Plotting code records
>> Begin
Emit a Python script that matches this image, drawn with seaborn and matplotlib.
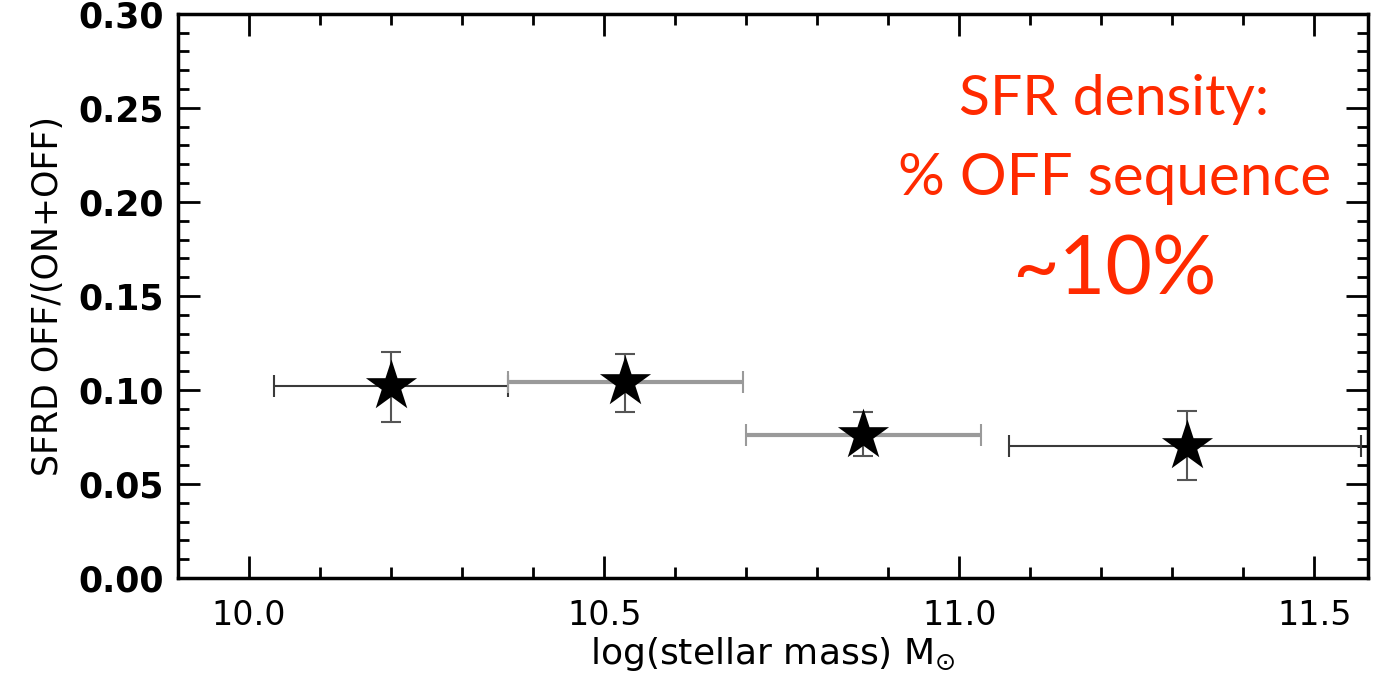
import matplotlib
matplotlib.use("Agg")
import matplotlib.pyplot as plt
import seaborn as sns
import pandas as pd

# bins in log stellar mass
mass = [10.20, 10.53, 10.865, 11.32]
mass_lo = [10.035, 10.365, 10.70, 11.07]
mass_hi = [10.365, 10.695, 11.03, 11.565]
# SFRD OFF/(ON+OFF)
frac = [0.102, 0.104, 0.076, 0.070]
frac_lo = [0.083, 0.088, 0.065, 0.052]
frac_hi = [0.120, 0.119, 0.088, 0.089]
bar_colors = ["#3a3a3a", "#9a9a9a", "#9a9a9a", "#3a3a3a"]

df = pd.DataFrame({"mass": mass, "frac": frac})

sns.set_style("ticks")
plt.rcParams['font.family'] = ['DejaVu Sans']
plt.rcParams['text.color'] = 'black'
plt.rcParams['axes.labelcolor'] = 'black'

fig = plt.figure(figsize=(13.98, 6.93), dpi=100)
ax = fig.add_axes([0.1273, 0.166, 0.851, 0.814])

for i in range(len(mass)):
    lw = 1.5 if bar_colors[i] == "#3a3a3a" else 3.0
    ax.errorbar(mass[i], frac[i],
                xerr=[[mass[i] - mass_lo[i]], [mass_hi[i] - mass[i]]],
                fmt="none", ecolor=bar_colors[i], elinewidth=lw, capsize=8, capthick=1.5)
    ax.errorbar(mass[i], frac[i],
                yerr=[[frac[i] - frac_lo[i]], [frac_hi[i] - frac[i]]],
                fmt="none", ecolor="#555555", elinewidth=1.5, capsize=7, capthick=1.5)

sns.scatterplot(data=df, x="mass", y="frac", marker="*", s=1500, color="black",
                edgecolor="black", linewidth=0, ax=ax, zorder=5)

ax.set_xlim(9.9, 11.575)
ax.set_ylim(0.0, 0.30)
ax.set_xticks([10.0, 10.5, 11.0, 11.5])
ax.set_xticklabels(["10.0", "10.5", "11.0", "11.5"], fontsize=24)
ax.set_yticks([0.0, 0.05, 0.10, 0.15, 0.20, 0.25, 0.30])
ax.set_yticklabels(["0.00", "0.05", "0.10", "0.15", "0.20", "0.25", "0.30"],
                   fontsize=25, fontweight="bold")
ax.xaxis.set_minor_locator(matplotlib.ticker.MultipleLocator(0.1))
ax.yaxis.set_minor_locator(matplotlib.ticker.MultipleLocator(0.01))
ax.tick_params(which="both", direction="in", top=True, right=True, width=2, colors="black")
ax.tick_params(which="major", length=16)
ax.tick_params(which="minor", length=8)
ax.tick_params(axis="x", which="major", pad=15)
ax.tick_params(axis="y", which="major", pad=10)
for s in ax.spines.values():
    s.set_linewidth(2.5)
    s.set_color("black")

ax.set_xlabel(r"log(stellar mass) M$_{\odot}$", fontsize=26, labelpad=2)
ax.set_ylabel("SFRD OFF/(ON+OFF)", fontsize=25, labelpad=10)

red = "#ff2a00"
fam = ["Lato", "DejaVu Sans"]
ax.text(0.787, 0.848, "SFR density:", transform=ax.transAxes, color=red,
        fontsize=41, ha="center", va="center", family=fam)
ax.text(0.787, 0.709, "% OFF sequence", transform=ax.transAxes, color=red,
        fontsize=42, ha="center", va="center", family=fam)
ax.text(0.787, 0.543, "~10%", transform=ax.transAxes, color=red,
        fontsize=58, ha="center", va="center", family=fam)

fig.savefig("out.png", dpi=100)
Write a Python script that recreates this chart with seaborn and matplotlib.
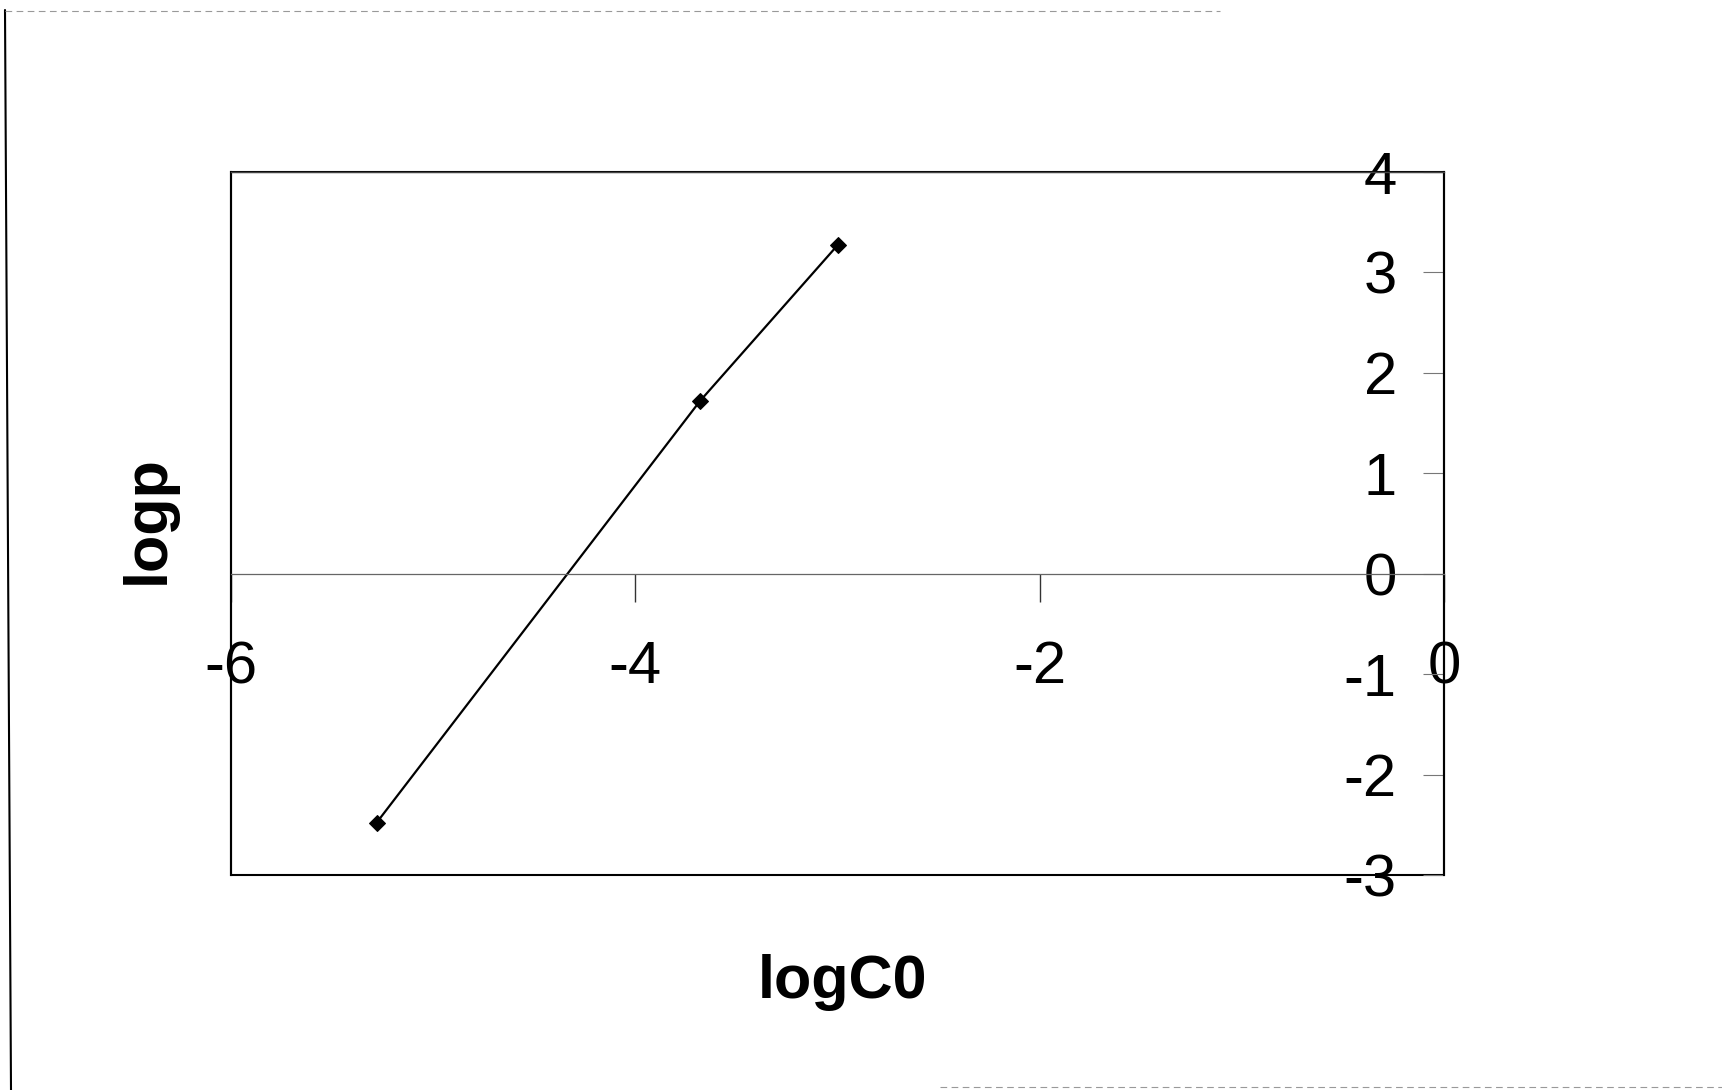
>> End
## What is expected
Omit any images, then output the listing exactly.

## Output for this exercise
Emit a Python script that matches this image, drawn with seaborn and matplotlib.
import matplotlib
matplotlib.use("Agg")
import matplotlib.pyplot as plt
import seaborn as sns
import pandas as pd

# bins in log stellar mass
mass = [10.20, 10.53, 10.865, 11.32]
mass_lo = [10.035, 10.365, 10.70, 11.07]
mass_hi = [10.365, 10.695, 11.03, 11.565]
# SFRD OFF/(ON+OFF)
frac = [0.102, 0.104, 0.076, 0.070]
frac_lo = [0.083, 0.088, 0.065, 0.052]
frac_hi = [0.120, 0.119, 0.088, 0.089]
bar_colors = ["#3a3a3a", "#9a9a9a", "#9a9a9a", "#3a3a3a"]

df = pd.DataFrame({"mass": mass, "frac": frac})

sns.set_style("ticks")
plt.rcParams['font.family'] = ['DejaVu Sans']
plt.rcParams['text.color'] = 'black'
plt.rcParams['axes.labelcolor'] = 'black'

fig = plt.figure(figsize=(13.98, 6.93), dpi=100)
ax = fig.add_axes([0.1273, 0.166, 0.851, 0.814])

for i in range(len(mass)):
    lw = 1.5 if bar_colors[i] == "#3a3a3a" else 3.0
    ax.errorbar(mass[i], frac[i],
                xerr=[[mass[i] - mass_lo[i]], [mass_hi[i] - mass[i]]],
                fmt="none", ecolor=bar_colors[i], elinewidth=lw, capsize=8, capthick=1.5)
    ax.errorbar(mass[i], frac[i],
                yerr=[[frac[i] - frac_lo[i]], [frac_hi[i] - frac[i]]],
                fmt="none", ecolor="#555555", elinewidth=1.5, capsize=7, capthick=1.5)

sns.scatterplot(data=df, x="mass", y="frac", marker="*", s=1500, color="black",
                edgecolor="black", linewidth=0, ax=ax, zorder=5)

ax.set_xlim(9.9, 11.575)
ax.set_ylim(0.0, 0.30)
ax.set_xticks([10.0, 10.5, 11.0, 11.5])
ax.set_xticklabels(["10.0", "10.5", "11.0", "11.5"], fontsize=24)
ax.set_yticks([0.0, 0.05, 0.10, 0.15, 0.20, 0.25, 0.30])
ax.set_yticklabels(["0.00", "0.05", "0.10", "0.15", "0.20", "0.25", "0.30"],
                   fontsize=25, fontweight="bold")
ax.xaxis.set_minor_locator(matplotlib.ticker.MultipleLocator(0.1))
ax.yaxis.set_minor_locator(matplotlib.ticker.MultipleLocator(0.01))
ax.tick_params(which="both", direction="in", top=True, right=True, width=2, colors="black")
ax.tick_params(which="major", length=16)
ax.tick_params(which="minor", length=8)
ax.tick_params(axis="x", which="major", pad=15)
ax.tick_params(axis="y", which="major", pad=10)
for s in ax.spines.values():
    s.set_linewidth(2.5)
    s.set_color("black")

ax.set_xlabel(r"log(stellar mass) M$_{\odot}$", fontsize=26, labelpad=2)
ax.set_ylabel("SFRD OFF/(ON+OFF)", fontsize=25, labelpad=10)

red = "#ff2a00"
fam = ["Lato", "DejaVu Sans"]
ax.text(0.787, 0.848, "SFR density:", transform=ax.transAxes, color=red,
        fontsize=41, ha="center", va="center", family=fam)
ax.text(0.787, 0.709, "% OFF sequence", transform=ax.transAxes, color=red,
        fontsize=42, ha="center", va="center", family=fam)
ax.text(0.787, 0.543, "~10%", transform=ax.transAxes, color=red,
        fontsize=58, ha="center", va="center", family=fam)

fig.savefig("out.png", dpi=100)
Write a Python script that recreates this chart with seaborn and matplotlib.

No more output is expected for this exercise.